Dungeon masters benefit too. Encounter pacing often depends on how quickly monsters and player characters can reduce each other’s hit points. If a party’s front-line attacker consistently outputs high DPR against moderate AC monsters, a DM might choose creatures with stronger defensive traits, more hit points, cover access, or disruptive mobility rather than simply inflating numbers blindly. By contrast, if the party struggles to hit armored foes, adding objectives, terrain, or weaker minions may produce a better experience than repeatedly deploying high-AC bruisers.
Interpreting the chart below the calculator
The chart plots expected damage against a range of Armor Class values so you can see how resilient your attack profile is as defenses rise. A flatter curve indicates a build that remains reliable over a broad range of AC values, while a steep decline usually signals a setup that depends heavily on favorable accuracy assumptions. This is useful when evaluating bless, magical weapons, advantage generation, Archery fighting style, or other accuracy modifiers.
Best practices for meaningful comparisons
- Compare one change at a time, such as +1 to hit versus +2 damage.
- Use realistic enemy AC and HP values from your campaign tier.
- Model normal, advantage, and disadvantage separately.
- Account for your real number of attacks, not idealized nova turns only.
- Use sustained assumptions when judging overall build value.

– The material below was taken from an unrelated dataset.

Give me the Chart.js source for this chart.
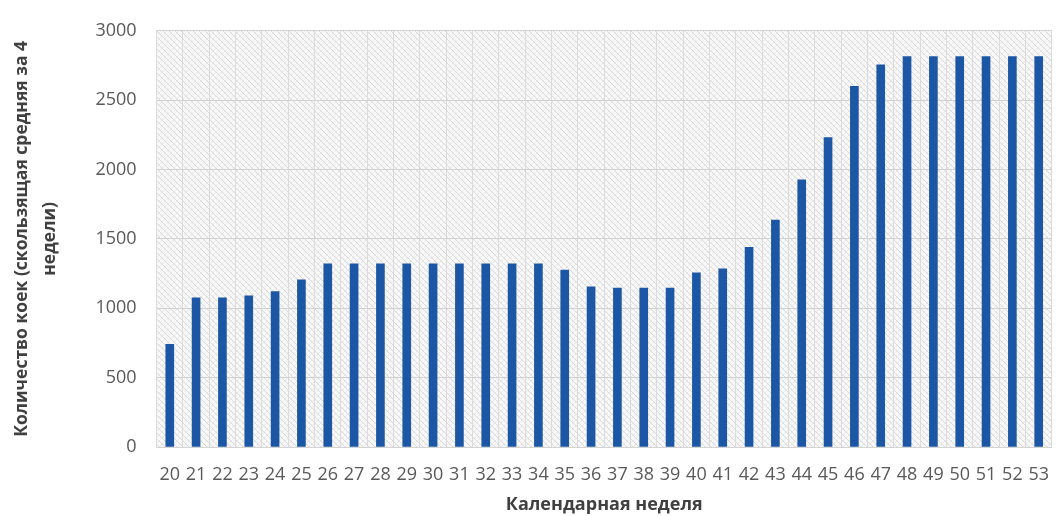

Probability literacy improves tactical play
Many tabletop decisions become clearer when viewed through probability instead of intuition. If two options feel close, exact hit and crit rates can reveal the better line. This is not about reducing the game to spreadsheets. It is about understanding how the rules interact so that your choices become intentional. Knowing that advantage may be worth more than a small damage rider, or that a +1 bonus can noticeably improve multiattack output, helps you spend actions, spells, and class features more effectively.
For readers interested in the math foundations behind probability, randomness, and statistical expectation, these authoritative references are useful background materials: NIST Engineering Statistics Handbook, Penn State Probability Theory, and UC Berkeley Statistics Resources.
Final takeaway
A 5e combat calculator is not just an optimizer’s toy. It is a practical decision aid for anyone who wants a better sense of how attacks perform in live play. By combining attack bonus, target AC, average damage, number of attacks, and roll state, you get a realistic estimate of both consistency and output. Use it to compare builds, tune encounters, and understand when accuracy, critical rate, or extra attacks give the strongest payoff. The best combat decisions in 5e usually come from balancing math, positioning, and party coordination, and this calculator helps with the math side quickly and clearly.